The upfront capital cost of a transformer is only one aspect of the total cost of ownership over its lifecycle. Making a cost effective purchase demands an understanding of all the other costs too, explains David Claassen of Trafo Power Solutions.
“The rated power of a transformer is usually among the key determinants of its capital cost, but there are various design differences which will also come into play,” says Claassen.
To help the purchaser to effectively assess the capital cost, transformer manufacturers need to provide a detailed data sheet indicating required parameters such as losses, windings material and environmental conditions to name a few. .
“The next main area of costs is operational – in other words, the running and maintenance costs,” explains Claassen. “Running cost is essentially the cost of electricity, measured in kWh. These costs are affected by the efficiency of the transformer. All transformers have both no-load losses and load losses. The monthly cost of electricity for low loss transformers is lower than that of those with higher losses. However, the capital cost of a low loss transformer will be higher due to the design requirements to meet lower losses.”

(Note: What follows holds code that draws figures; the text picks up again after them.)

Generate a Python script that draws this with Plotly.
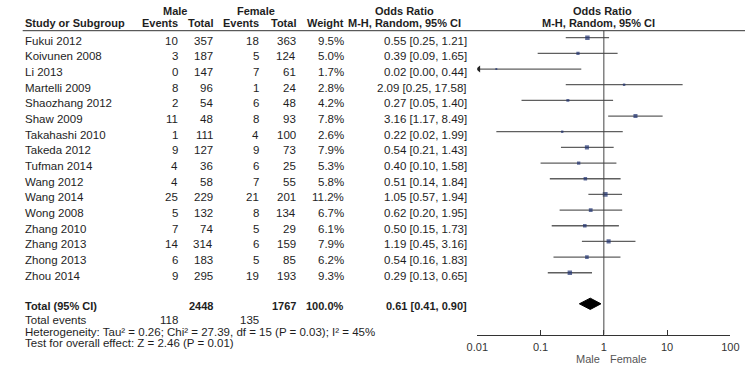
import plotly.graph_objects as go

W, H = 754, 369

studies = ["Fukui 2012", "Koivunen 2008", "Li 2013", "Martelli 2009", "Shaozhang 2012",
           "Shaw 2009", "Takahashi 2010", "Takeda 2012", "Tufman 2014", "Wang 2012",
           "Wang 2014", "Wong 2008", "Zhang 2010", "Zhang 2013", "Zhong 2013", "Zhou 2014"]
male_events = [10, 3, 0, 8, 2, 11, 1, 9, 4, 4, 25, 5, 7, 14, 6, 9]
male_total = [357, 187, 147, 96, 54, 48, 111, 127, 36, 58, 229, 132, 74, 314, 183, 295]
female_events = [18, 5, 7, 1, 6, 8, 4, 9, 6, 7, 21, 8, 5, 6, 5, 19]
female_total = [363, 124, 61, 24, 48, 93, 100, 73, 25, 55, 201, 134, 29, 159, 85, 193]
weights = [9.5, 5.0, 1.7, 2.8, 4.2, 7.8, 2.6, 7.9, 5.3, 5.8, 11.2, 6.7, 6.1, 7.9, 6.2, 9.3]
or_est = [0.55, 0.39, 0.02, 2.09, 0.27, 3.16, 0.22, 0.54, 0.40, 0.51, 1.05, 0.62, 0.50, 1.19, 0.54, 0.29]
ci_lo = [0.25, 0.09, 0.00, 0.25, 0.05, 1.17, 0.02, 0.21, 0.10, 0.14, 0.57, 0.20, 0.15, 0.45, 0.16, 0.13]
ci_hi = [1.21, 1.65, 0.44, 17.58, 1.40, 8.49, 1.99, 1.43, 1.58, 1.84, 1.94, 1.95, 1.73, 3.16, 1.83, 0.65]

total_male = 2448
total_female = 1767
total_weight = "100.0%"
total_events_male = 118
total_events_female = 135
pooled_or, pooled_lo, pooled_hi = 0.61, 0.41, 0.90
heterogeneity = "Heterogeneity: Tau² = 0.26; Chi² = 27.39, df = 15 (P = 0.03); I² = 45%"
overall = "Test for overall effect: Z = 2.46 (P = 0.01)"

tick_vals = [0.01, 0.1, 1, 10, 100]
tick_text = ["0.01", "0.1", "1", "10", "100"]
axis_min, axis_max = 0.01, 100

FONT = "Liberation Sans, Arial, sans-serif"
TXT = "#1e1e1e"
G0, DY = 37.7, 15.67      # pixel of first graphic row, row spacing
TEXT_SHIFT = -1.0         # annotation box centre vs visual centre


def row_of(p):
    return (p - G0) / DY


def px(x):
    return x / W


fig = go.Figure()

n = len(studies)
rows = list(range(n))

# CI lines
xs, ys = [], []
arrow_x, arrow_y = [], []
for i in rows:
    lo = ci_lo[i]
    if lo < axis_min:
        arrow_x.append(axis_min * 1.05)
        arrow_y.append(i)
        lo = axis_min
    xs += [lo, ci_hi[i], None]
    ys += [i, i, None]
fig.add_trace(go.Scatter(x=xs, y=ys, mode="lines", line=dict(color="#5f5f5f", width=1.3),
                         hoverinfo="skip", showlegend=False))
fig.add_trace(go.Scatter(x=arrow_x, y=arrow_y, mode="markers",
                         marker=dict(symbol="triangle-left", size=6, color="#222"),
                         hoverinfo="skip", showlegend=False))
# squares
fig.add_trace(go.Scatter(x=or_est, y=rows, mode="markers",
                         marker=dict(symbol="square", color="#1f3270",
                                     size=[1.45 * w ** 0.5 for w in weights], line=dict(width=0)),
                         showlegend=False))
# diamond
tr = row_of(303.8)
hh = 0.36
fig.add_trace(go.Scatter(x=[pooled_lo, pooled_or, pooled_hi, pooled_or, pooled_lo],
                         y=[tr, tr - hh, tr, tr + hh, tr], mode="lines", fill="toself",
                         fillcolor="black", line=dict(color="black", width=1),
                         hoverinfo="skip", showlegend=False))

axis_px = 334.5
fig.add_shape(type="line", xref="x", yref="y", x0=1, x1=1, y0=row_of(30.7), y1=row_of(axis_px),
              line=dict(color="#444", width=1))
fig.add_shape(type="line", xref="paper", yref="y", x0=px(12), x1=1, y0=row_of(30.7), y1=row_of(30.7),
              line=dict(color="#333", width=1))

ann = []


def T(x, ypx, text, anchor="right", bold=False, color=TXT, size=None):
    if bold:
        text = "<b>" + text + "</b>"
    if size is None:
        size = 11 if bold else 11.5
    ann.append(dict(x=px(x), y=row_of(ypx + TEXT_SHIFT), xref="paper", yref="y", text=text,
                    showarrow=False, xanchor=anchor, yanchor="middle",
                    font=dict(family=FONT, size=size, color=color), borderpad=0))


# headers
h1, h2 = 12, 24
T(168, h1, "Male", "center", True)
T(252, h1, "Female", "center", True)
T(404, h1, "Odds Ratio", "center", True)
T(608, h1, "Odds Ratio", "center", True)
T(13, h2, "Study or Subgroup", "left", True)
T(173, h2, "Events", bold=True)
T(209, h2, "Total", bold=True)
T(256, h2, "Events", bold=True)
T(294, h2, "Total", bold=True)
T(343, h2, "Weight", bold=True)
T(404, h2, "M-H, Random, 95% CI", "center", True)
T(603, h2, "M-H, Random, 95% CI", "center", True)

for i in rows:
    yp = 41.7 + DY * i
    T(13, yp, studies[i], "left")
    T(173, yp, str(male_events[i]))
    T(209, yp, str(male_total[i]))
    T(256, yp, str(female_events[i]))
    T(294, yp, str(female_total[i]))
    T(343, yp, f"{weights[i]:.1f}%")
    T(469, yp, f"{or_est[i]:.2f} [{ci_lo[i]:.2f}, {ci_hi[i]:.2f}]")

yt = 306.7
T(13, yt, "Total (95% CI)", "left", True)
T(209, yt, str(total_male), bold=True)
T(294, yt, str(total_female), bold=True)
T(343, yt, total_weight, bold=True)
T(469, yt, f"{pooled_or:.2f} [{pooled_lo:.2f}, {pooled_hi:.2f}]", bold=True)
T(13, 321, "Total events", "left")
T(173, 321, str(total_events_male))
T(256, 321, str(total_events_female))
T(13, 332.5, heterogeneity, "left")
T(13, 344, overall, "left")
T(606, 360, "Male", "right", color="#555", size=11)
T(614, 360, "Female", "left", color="#555", size=11)

fig.update_layout(
    width=W, height=H, margin=dict(l=0, r=0, t=0, b=0),
    paper_bgcolor="white", plot_bgcolor="white",
    annotations=ann,
    font=dict(family=FONT, size=11, color=TXT),
    xaxis=dict(type="log", range=[-2, 2], domain=[479 / W, 739 / W], anchor="free",
               position=1 - axis_px / H, tickvals=tick_vals, ticktext=tick_text,
               showgrid=False, zeroline=False, showline=True, linecolor="#333", linewidth=1,
               ticks="inside", ticklen=5, tickcolor="#333", ticklabelstandoff=2,
               tickfont=dict(family=FONT, size=11, color="#333")),
    yaxis=dict(range=[row_of(H), row_of(0)], domain=[0, 1], visible=False, showgrid=False,
               zeroline=False),
)

fig.write_html("out.html", config={"displayModeBar": False},
               post_script="document.body.style.margin='0';document.body.style.padding='0';")
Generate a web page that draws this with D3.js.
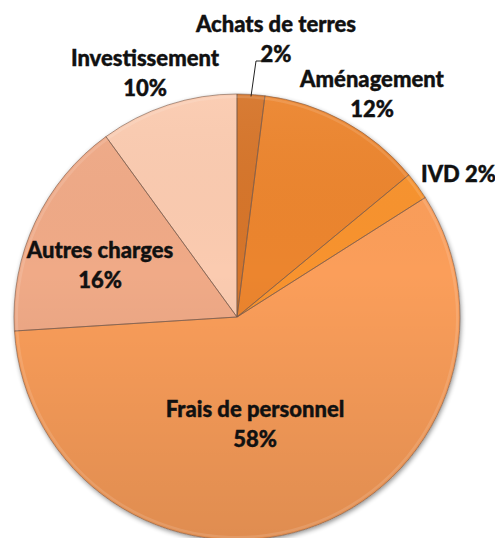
<!DOCTYPE html>
<html>
<head>
<meta charset="utf-8">
<script src="https://cdn.jsdelivr.net/npm/d3@7"></script>
<style>
  body { margin: 0; background: #fff; }
  text { font-family: Lato, "Open Sans", sans-serif; font-weight: 900; fill: #111; stroke: #111; stroke-width: 0.4px; }
</style>
</head>
<body>
<div id="pie-chart"></div>
<script>
// data (share of budget, %)
var categories = ["Achats de terres", "Aménagement", "IVD", "Frais de personnel", "Autres charges", "Investissement"];
var shares = [2, 12, 2, 58, 16, 10];
var sliceColors = ["#d6742a", "#ec852e", "#f8932f", "#fb9e5a", "#f0aa87", "#fbcbb0"];

var width = 495,
    height = 538;

var cx = 237, cy = 317, radius = 223;

var svg = d3.select("#pie-chart").append("svg")
    .attr("width", width)
    .attr("height", height);

var defs = svg.append("defs");

// soft shadow round the pie
var shadow = defs.append("filter").attr("id", "shadow")
    .attr("x", "-10%").attr("y", "-10%").attr("width", "120%").attr("height", "120%");
shadow.append("feGaussianBlur").attr("in", "SourceAlpha").attr("stdDeviation", 2.5);
shadow.append("feOffset").attr("dx", 1).attr("dy", 2).attr("result", "blur");
shadow.append("feComponentTransfer").append("feFuncA").attr("type", "linear").attr("slope", 0.45);
var merge = shadow.append("feMerge");
merge.append("feMergeNode");
merge.append("feMergeNode").attr("in", "SourceGraphic");

// a touch lighter on top, darker at the bottom
var shade = defs.append("linearGradient").attr("id", "shade")
    .attr("gradientUnits", "userSpaceOnUse")
    .attr("x1", 0).attr("y1", cy - radius)
    .attr("x2", 0).attr("y2", cy + radius);
shade.append("stop").attr("offset", "0%").attr("stop-color", "#fff").attr("stop-opacity", 0.05);
shade.append("stop").attr("offset", "40%").attr("stop-color", "#000").attr("stop-opacity", 0.0);
shade.append("stop").attr("offset", "100%").attr("stop-color", "#000").attr("stop-opacity", 0.11);

var color = d3.scaleOrdinal()
    .domain(categories)
    .range(sliceColors);

var pie = d3.pie()
    .sort(null)
    .value(function (d) { return d.value; });

var data = categories.map(function (c, i) {
    return { name: c, value: shares[i] };
});
var arcs = pie(data);

var arc = d3.arc().innerRadius(0).outerRadius(radius);

var g = svg.append("g")
    .attr("transform", "translate(" + cx + "," + cy + ")");

var slices = g.append("g").attr("filter", "url(#shadow)");
slices.selectAll("path.base")
    .data(arcs)
    .enter()
    .append("path")
    .attr("class", "base")
    .attr("d", arc)
    .attr("fill", function (d) { return color(d.data.name); });

// shading overlay
g.append("circle")
    .attr("transform", "translate(" + (-cx) + "," + (-cy) + ")")
    .attr("cx", cx).attr("cy", cy).attr("r", radius)
    .attr("fill", "url(#shade)");

// slice borders
g.selectAll("path.edge")
    .data(arcs)
    .enter()
    .append("path")
    .attr("class", "edge")
    .attr("d", arc)
    .attr("fill", "none")
    .attr("stroke", "#7a5a4a")
    .attr("stroke-opacity", 0.6)
    .attr("stroke-width", 1);

// bevel-ish highlight just inside the rim
g.selectAll("path.rim")
    .data(arcs)
    .enter()
    .append("path")
    .attr("class", "rim")
    .attr("d", d3.arc().innerRadius(radius - 4).outerRadius(radius - 1.5))
    .attr("fill", "#fff")
    .attr("fill-opacity", 0.12);

// label placement (svg coords: centre x, first baseline)
var labelPlace = {
    "Achats de terres": { x: 276, y: 32, anchor: "middle", one: false },
    "Aménagement": { x: 372, y: 87, anchor: "middle", one: false },
    "IVD": { x: 421, y: 182, anchor: "start", one: true },
    "Frais de personnel": { x: 255, y: 417, anchor: "middle", one: false },
    "Autres charges": { x: 100, y: 258, anchor: "middle", one: false },
    "Investissement": { x: 145, y: 66, anchor: "middle", one: false }
};

var fontSize = "22px";
var labels = svg.append("g").attr("class", "labels");
arcs.forEach(function (d) {
    var p = labelPlace[d.data.name];
    var t = labels.append("text")
        .attr("x", p.x)
        .attr("y", p.y)
        .attr("text-anchor", p.anchor)
        .style("font-size", fontSize);
    if (p.one) {
        t.text(d.data.name + " " + d.data.value + "%");
    } else {
        t.text(d.data.name);
        labels.append("text")
            .attr("x", p.x)
            .attr("y", p.y + 29.5)
            .attr("text-anchor", "middle")
            .style("font-size", fontSize)
            .text(d.data.value + "%");
    }
});

// leader line for the thin first slice
var first = arcs[0];
var mid = (first.startAngle + first.endAngle) / 2;
var rimX = cx + radius * Math.sin(mid),
    rimY = cy - radius * Math.cos(mid);
labels.append("polyline")
    .attr("points", [[262, 61], [256, 61], [rimX, rimY + 2]].map(function (p) { return p.join(","); }).join(" "))
    .attr("fill", "none")
    .attr("stroke", "#222")
    .attr("stroke-width", 1);
</script>
</body>
</html>
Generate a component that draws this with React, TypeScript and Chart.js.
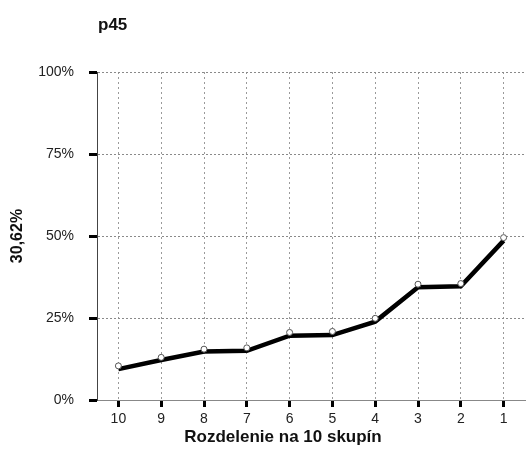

Turning to the maintenance costs, he points out that these vary considerably between oil cooled transformers and dry-type transformers – the latter being cooled by air. Oil samples from oil type transformers need to be regularly taken and analysed as this provides valuable insight into the condition of the unit and any possible areas of underperformance.
“These oil checks are similar to taking a blood sample, as the analysis allows the owner to predict the necessary steps to keep the transformer in optimal condition,” he says. “In dry-type transformers, the absence of oil as a coolant significantly reduces the maintenance cost.”
Other important maintenance tasks include testing of a transformer’s instrumentation such as temperature and pressure gauges, as well as relays. Dry-type transformers will tend to have less instrumentation, with a focus on temperature variation and surge protection. On all types of transformers, it is vital to regularly test that the probes are accurately measuring the unit’s temperature. Another basic check is the torque measurement on the termination points.
“The next big cost factor to consider is the installation cost of the transformer,” he says. “There are regulations that govern where and how transformers are installed, depending on their characteristics – such as their fire hazard level and their potential danger to the environment.”
Oil cooled transformers are, generally speaking, classified as hazardous in terms of their fire risk, so must be located at a safe distance from human activity. Systems need to be in place to both detect and suppress a fire in the transformer, should this occur. There is also a requirement for containment of oil, in case of a leak or rupture – to avoid environmental damage.
The inherent safety of dry-type transformers means that they can be installed indoors without this added infrastructure. Rated as Class F1 for fire safety, this dry-type technology can even be safely installed in confined spaces. Where an outdoor location is required, a concrete plinth is usually sufficient as a base.
“When considering the total cost of ownership – in other words, the capital cost plus operational cost plus installation cost – there is a compelling argument in favour of dry-type transformers, particularly for applications of 5MVA and below up to a voltage level of 33kV,” Claassen says. “This argument becomes stronger with the number of transformers present on a single site.”
On a large mining or industrial site, which may have dozens if not hundreds of transformers, it reduces the cost and workload substantially if they are low maintenance dry-type units. As these operations look to become safer and more streamlined, there are great opportunities offered by dry-type transformers, he says.
As the price of electricity continues to rise, there is also a focus on reducing the energy losses incurred by transformers. This, he explains, highlights why transformer suppliers must be able to quantify the predicted losses over time.
“By specifying a lower-loss design, a purchaser could calculate whether it is worth spending more upfront on the capital cost, in order to save on losses over the 20 to 30 year lifespan of the transformer,” he concludes.